**Brief:**
All lines from the beginning of the listing through the line with "Chart.register(...registerables);" are to be copied word for word; the pictures are not.

----

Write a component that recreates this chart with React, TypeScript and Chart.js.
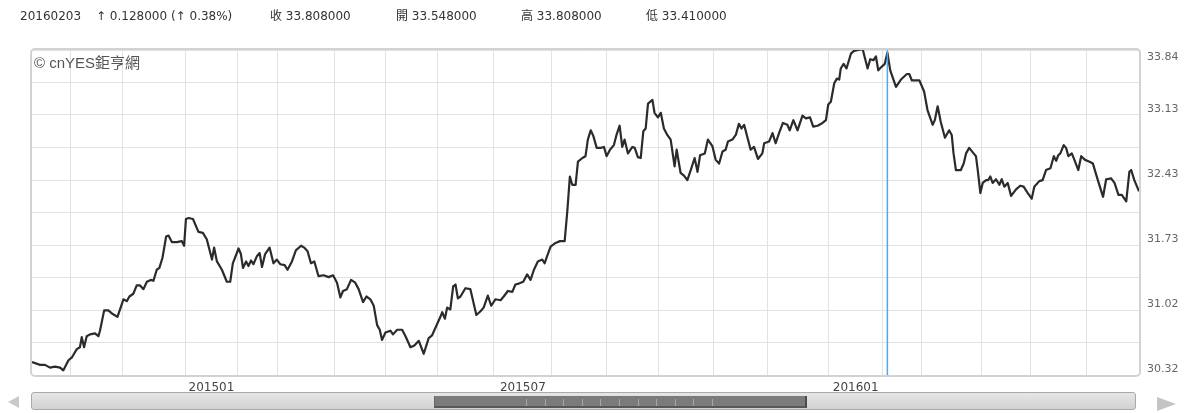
import { useEffect, useRef } from 'react';
import { Chart, registerables } from 'chart.js';

Chart.register(...registerables);

// ---- data (trading-day index from the first day shown, closing price) ----
const dayIndex = [
  0, 3.1, 5, 6.9, 8.8, 10.8, 12, 14, 15.3, 17.2,
  18.4, 19.1, 20, 21, 22.3, 24.2, 25.5, 26.1, 27.7, 29.3,
  31, 32.8, 33.8, 35.1, 36.4, 37.4, 38.9, 40.2, 41.5, 42.8,
  44.1, 45.6, 46.6, 47.9, 48.9, 50.1, 51.5, 52.4, 53.7, 55.6,
  57.5, 58.4, 59.1, 60.1, 61.8, 63.9, 65.6, 67.1, 69.1, 69.9,
  71, 72.9, 74.8, 76.1, 77.1, 79.3, 80.2, 81, 82.2, 83.1,
  84.1, 85, 86.4, 87.4, 88.3, 89.5, 91.2, 92.7, 94, 95.3,
  97, 98.1, 99.8, 101.3, 103.3, 104.5, 105.8, 107.1, 108.4, 110,
  112, 113.9, 115.6, 117.1, 118.4, 119.4, 120.9, 122.5, 124.1, 125.4,
  127.1, 128.4, 129.9, 131.2, 132.5, 133.5, 134.4, 135.7, 137.6, 138.6,
  140.2, 142.1, 143.4, 145.3, 146.8, 148.5, 150.4, 152.3, 153.6, 155.5,
  156.8, 157.5, 158.5, 159.4, 160.6, 161.7, 162.6, 163.5, 164.5, 166.4,
  168.3, 170.6, 172.2, 173.4, 175, 176.3, 177.9, 179.9, 181.1, 182.7,
  184.4, 185.6, 186.9, 188.6, 190.1, 191.4, 192.7, 194.2, 195.9, 196.8,
  197.8, 199.1, 201, 202.7, 204.5, 205.5, 206.5, 207.4, 208.7, 209.6,
  211.3, 212.5, 213.4, 214.5, 215.5, 216.8, 218.3, 219.6, 220.6, 221.9,
  223.4, 224.4, 225.6, 226.6, 227.5, 228.8, 230.5, 231.4, 232.6, 233.7,
  234.7, 235.6, 236.5, 238.2, 239, 240.3, 241.4, 242.6, 243.9, 245.2,
  246.7, 247.5, 249, 250.3, 251.6, 252.9, 254.4, 255.5, 256.5, 258.3,
  259.5, 261.2, 262.5, 263.8, 265.1, 266.3, 267.2, 268.9, 270.2, 271.4,
  272.4, 273.4, 274.7, 275.9, 277.2, 278.7, 280.4, 281.1, 283, 284.3,
  285.5, 286.8, 288.3, 290, 290.9, 292.3, 293.9, 295.8, 297.1, 298.7,
  299.9, 301.6, 303.5, 304.8, 305.7, 306.7, 308, 309, 309.9, 310.5,
  311.6, 312.7, 314.4, 315.6, 317.2, 318.9, 319.8, 320.8, 321.8, 323.1,
  324, 324.9, 325.9, 327.4, 328.4, 329.5, 331.7, 333.6, 335.9, 336.8,
  337.8, 340.7, 342.5, 343.8, 345.8, 346.6, 347.7, 348.9, 350.5, 352.1,
  353.1, 353.8, 354.7, 356.6, 357.7, 358.6, 359.8, 361.5, 362.4, 363.1,
  364.1, 365, 366.3, 367.1, 367.9, 368.8, 370.1, 371.4, 372.3, 373.3,
  374.6, 375.9, 377.8, 379.4, 380.7, 382.3, 383.8, 384.8, 386.7, 388,
  389.3, 391, 392.3, 393.2, 394, 394.8, 396.1, 397, 397.9, 399.2,
  400.2, 401.7, 402.8, 404.3, 406, 407.3, 409.2, 411.2, 412.4, 414.3,
  415.6, 417.1, 418.4, 420.1, 421.3, 422, 423.2, 425,
];

const closePrice = [
  30.46, 30.43, 30.43, 30.40, 30.41, 30.40, 30.37, 30.48, 30.51, 30.60,
  30.62, 30.73, 30.62, 30.74, 30.76, 30.77, 30.74, 30.80, 31.02, 31.02,
  30.98, 30.95, 31.03, 31.14, 31.12, 31.17, 31.20, 31.29, 31.29, 31.25,
  31.33, 31.35, 31.34, 31.46, 31.48, 31.59, 31.82, 31.83, 31.76, 31.76,
  31.77, 31.72, 32.01, 32.02, 32.01, 31.87, 31.86, 31.79, 31.57, 31.70,
  31.55, 31.46, 31.33, 31.33, 31.53, 31.69, 31.63, 31.48, 31.55, 31.50,
  31.56, 31.52, 31.61, 31.64, 31.49, 31.63, 31.70, 31.53, 31.57, 31.52,
  31.51, 31.46, 31.55, 31.67, 31.72, 31.70, 31.66, 31.53, 31.55, 31.39,
  31.40, 31.38, 31.40, 31.32, 31.16, 31.23, 31.25, 31.35, 31.32, 31.25,
  31.11, 31.17, 31.14, 31.07, 30.86, 30.81, 30.70, 30.78, 30.80, 30.76,
  30.81, 30.81, 30.74, 30.62, 30.64, 30.69, 30.55, 30.72, 30.75, 30.87,
  30.95, 31.00, 30.93, 31.05, 31.03, 31.28, 31.30, 31.15, 31.17, 31.26,
  31.25, 30.97, 31.01, 31.05, 31.18, 31.07, 31.14, 31.13, 31.17, 31.23,
  31.22, 31.30, 31.31, 31.33, 31.41, 31.35, 31.46, 31.55, 31.57, 31.53,
  31.61, 31.71, 31.75, 31.77, 31.77, 32.09, 32.47, 32.38, 32.38, 32.63,
  32.67, 32.69, 32.87, 32.97, 32.91, 32.78, 32.78, 32.79, 32.69, 32.76,
  32.81, 32.92, 33.02, 32.79, 32.87, 32.72, 32.79, 32.78, 32.68, 32.67,
  32.96, 32.99, 33.26, 33.30, 33.16, 33.11, 33.16, 32.99, 32.92, 32.87,
  32.58, 32.76, 32.51, 32.48, 32.43, 32.54, 32.67, 32.52, 32.70, 32.72,
  32.87, 32.80, 32.65, 32.61, 32.74, 32.76, 32.85, 32.87, 32.92, 33.04,
  32.99, 33.03, 32.89, 32.76, 32.79, 32.66, 32.72, 32.83, 32.85, 32.94,
  32.83, 32.94, 33.05, 33.03, 32.97, 33.08, 32.97, 33.13, 33.10, 33.11,
  33.01, 33.02, 33.05, 33.08, 33.25, 33.28, 33.48, 33.53, 33.52, 33.64,
  33.69, 33.64, 33.80, 33.83, 33.84, 33.85, 33.75, 33.64, 33.74, 33.73,
  33.77, 33.62, 33.65, 33.69, 33.81, 33.62, 33.44, 33.52, 33.58, 33.58,
  33.51, 33.51, 33.39, 33.19, 33.03, 33.08, 33.23, 33.06, 32.89, 32.97,
  32.92, 32.72, 32.54, 32.54, 32.61, 32.72, 32.78, 32.72, 32.69, 32.54,
  32.29, 32.40, 32.43, 32.43, 32.47, 32.40, 32.44, 32.38, 32.44, 32.36,
  32.40, 32.26, 32.33, 32.37, 32.36, 32.29, 32.23, 32.36, 32.42, 32.43,
  32.54, 32.56, 32.69, 32.64, 32.70, 32.72, 32.81, 32.78, 32.69, 32.72,
  32.65, 32.54, 32.69, 32.65, 32.63, 32.61, 32.43, 32.25, 32.44, 32.45,
  32.40, 32.27, 32.27, 32.20, 32.52, 32.54, 32.43, 32.31,
];

// first trading day of each month (trading-day index) and its yyyymm name
const monthStartDay = [14.6, 34.6, 58.8, 79.0, 94.1, 116.0, 135.6, 155.6, 177.3, 199.6, 220.6, 240.5, 261.7, 282.4, 305.9, 326.6, 341.6, 364.7, 383.5, 405.0, 425];
const monthStartName = ['201411', '201412', '201501', '201502', '201503', '201504', '201505', '201506', '201507', '201508', '201509', '201510', '201511', '201512', '201601', '201602', '201603', '201604', '201605', '201606', '201607'];
const xLabelMonths = ['201501', '201507', '201601'];
const dayMin = 0;
const dayMax = 425;

const yMin = 30.32;
const yMax = 33.84;
const yTickLabels = ['30.32', '31.02', '31.73', '32.43', '33.13', '33.84'];

const selectedDay = 328.4; // 20160203
const headerDate = '20160203';
const headerChange = '↑ 0.128000 (↑ 0.38%)';
const headerClose = '收 33.808000';
const headerOpen = '開 33.548000';
const headerHigh = '高 33.808000';
const headerLow = '低 33.410000';
const watermark = '© cnYES鉅亨網';

const labelDays = xLabelMonths.map((m) => {
  const i = monthStartName.indexOf(m);
  return (monthStartDay[i] + monthStartDay[i + 1]) / 2;
});

const zeroPad = (s: any) => {
  s.paddingTop = 0;
  s.paddingBottom = 0;
  s.paddingLeft = 0;
  s.paddingRight = 0;
};

const decorPlugin = {
  id: 'decor',
  beforeDraw(chart: any) {
    const s = chart.scales.y;
    const items = s.getLabelItems();
    const top = yTickLabels[yTickLabels.length - 1];
    for (const it of items) {
      if (it.label === top) it.options.translation[1] = s.getPixelForValue(yMax) + 7;
    }
  },
  afterDatasetsDraw(chart: any) {
    const { ctx, chartArea } = chart;
    const x = chart.scales.x.getPixelForValue(selectedDay);
    ctx.save();
    ctx.strokeStyle = '#52a8ec';
    ctx.lineWidth = 1.5;
    ctx.beginPath();
    ctx.moveTo(x, chartArea.top);
    ctx.lineTo(x, chartArea.bottom);
    ctx.stroke();
    ctx.restore();
  },
  afterDraw(chart: any) {
    const { ctx, chartArea } = chart;
    ctx.save();
    ctx.strokeStyle = '#d2d2d2';
    ctx.lineWidth = 2;
    ctx.beginPath();
    const a: any = ctx;
    if (a.roundRect) {
      a.roundRect(chartArea.left - 1, chartArea.top - 1, chartArea.right - chartArea.left + 2, chartArea.bottom - chartArea.top + 2, 4);
    } else {
      ctx.rect(chartArea.left - 1, chartArea.top - 1, chartArea.right - chartArea.left + 2, chartArea.bottom - chartArea.top + 2);
    }
    ctx.stroke();
    ctx.restore();
  },
};

export default function App() {
  const ref = useRef<HTMLCanvasElement | null>(null);

  useEffect(() => {
    if (!ref.current) return;
    const chart = new Chart(ref.current, {
      type: 'line',
      data: {
        datasets: [
          {
            data: dayIndex.map((d, i) => ({ x: d, y: closePrice[i] })),
            borderColor: '#2b2b2b',
            borderWidth: 2.2,
            pointRadius: 0,
            tension: 0,
            borderJoinStyle: 'round',
            fill: false,
          },
        ],
      },
      options: {
        animation: false,
        responsive: false,
        maintainAspectRatio: false,
        events: [],
        layout: { padding: { left: 32, top: 50, right: 0, bottom: 0 }, autoPadding: false },
        plugins: { legend: { display: false }, tooltip: { enabled: false } },
        scales: {
          x: {
            type: 'linear',
            position: 'bottom',
            min: dayMin,
            max: dayMax,
            afterBuildTicks: (s: any) => {
              s.ticks = monthStartDay.slice(0, -1).map((v) => ({ value: v }));
            },
            ticks: { display: false },
            grid: { color: '#e2e2e2', lineWidth: 1, drawTicks: false },
            border: { display: false },
            afterFit: (s: any) => {
              s.height = 0;
              zeroPad(s);
            },
          },
          xl: {
            type: 'linear',
            position: 'bottom',
            min: dayMin,
            max: dayMax,
            afterBuildTicks: (s: any) => {
              s.ticks = labelDays.map((v) => ({ value: v }));
            },
            ticks: {
              autoSkip: false,
              maxRotation: 0,
              minRotation: 0,
              padding: 6,
              color: '#444444',
              font: { family: 'DejaVu Sans', size: 12 },
              callback: (_v: any, i: number) => xLabelMonths[i],
            },
            grid: { display: false, drawTicks: false },
            border: { display: false },
            afterFit: (s: any) => {
              s.height = 38;
              zeroPad(s);
            },
          },
          y: {
            type: 'linear',
            position: 'right',
            min: yMin,
            max: yMax,
            afterBuildTicks: (s: any) => {
              s.ticks = Array.from({ length: 11 }, (_, i) => ({ value: yMin + (i * (yMax - yMin)) / 10 }));
            },
            ticks: {
              autoSkip: false,
              padding: 8,
              labelOffset: -6,
              color: '#666666',
              font: { family: 'DejaVu Sans', size: 11 },
              callback: (_v: any, i: number) => (i % 2 === 0 ? yTickLabels[i / 2] : ''),
            },
            grid: { color: '#e2e2e2', lineWidth: 1, drawTicks: false },
            border: { display: false },
            afterFit: (s: any) => {
              s.width = 51;
              zeroPad(s);
            },
          },
        },
      } as any,
      plugins: [decorPlugin],
    });
    return () => chart.destroy();
  }, []);

  const headerFont = "'DejaVu Sans', 'Noto Sans CJK TC', sans-serif";
  const hs = (left: number): any => ({
    position: 'absolute',
    left,
    top: 9,
    fontFamily: headerFont,
    fontSize: 12,
    lineHeight: '14px',
    color: '#333',
    whiteSpace: 'nowrap',
  });
  const grips = Array.from({ length: 11 }, (_, i) => 526 + i * 18.6);

  return (
    <div style={{ position: 'absolute', left: 0, top: 0, width: 1190, height: 413, background: '#fff', overflow: 'hidden' }}>
      <canvas ref={ref} width={1190} height={413} style={{ position: 'absolute', left: 0, top: 0, width: 1190, height: 413 }} />
      <span style={hs(20)}>{headerDate}</span>
      <span style={hs(96)}>{headerChange}</span>
      <span style={hs(270)}>{headerClose}</span>
      <span style={hs(396)}>{headerOpen}</span>
      <span style={hs(521)}>{headerHigh}</span>
      <span style={hs(646)}>{headerLow}</span>
      <span
        style={{
          position: 'absolute',
          left: 34,
          top: 54,
          fontFamily: "'Liberation Sans', 'Noto Sans CJK TC', sans-serif",
          fontSize: 15,
          lineHeight: '17px',
          color: '#555',
          whiteSpace: 'nowrap',
        }}
      >
        {watermark}
      </span>
      {/* navigator / scrollbar */}
      <div
        style={{
          position: 'absolute',
          left: 8,
          top: 396,
          width: 0,
          height: 0,
          borderTop: '6px solid transparent',
          borderBottom: '6px solid transparent',
          borderRight: '11px solid #c9c9c9',
        }}
      />
      <div
        style={{
          position: 'absolute',
          left: 31,
          top: 392,
          width: 1105,
          height: 18,
          boxSizing: 'border-box',
          background: 'linear-gradient(#e6e6e6, #d2d2d2)',
          border: '1px solid #a9a9a9',
          borderRadius: 3,
        }}
      />
      <div
        style={{
          position: 'absolute',
          left: 434,
          top: 396,
          width: 373,
          height: 12,
          boxSizing: 'border-box',
          background: '#7b7b7b',
          borderBottom: '2px solid #575757',
          borderRight: '2px solid #4a4a4a',
          borderLeft: '1px solid #666',
        }}
      />
      {grips.map((gx, i) => (
        <div key={i} style={{ position: 'absolute', left: gx, top: 399, width: 1, height: 7, background: '#a8a8a8' }} />
      ))}
      <div
        style={{
          position: 'absolute',
          left: 1157,
          top: 397,
          width: 0,
          height: 0,
          borderTop: '7px solid transparent',
          borderBottom: '7px solid transparent',
          borderLeft: '19px solid #c4c4c4',
        }}
      />
    </div>
  );
}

----

**Answer to the task:**
Write a component that recreates this chart with React, TypeScript and Chart.js.
import { useEffect, useRef } from 'react';
import { Chart, registerables } from 'chart.js';

Chart.register(...registerables);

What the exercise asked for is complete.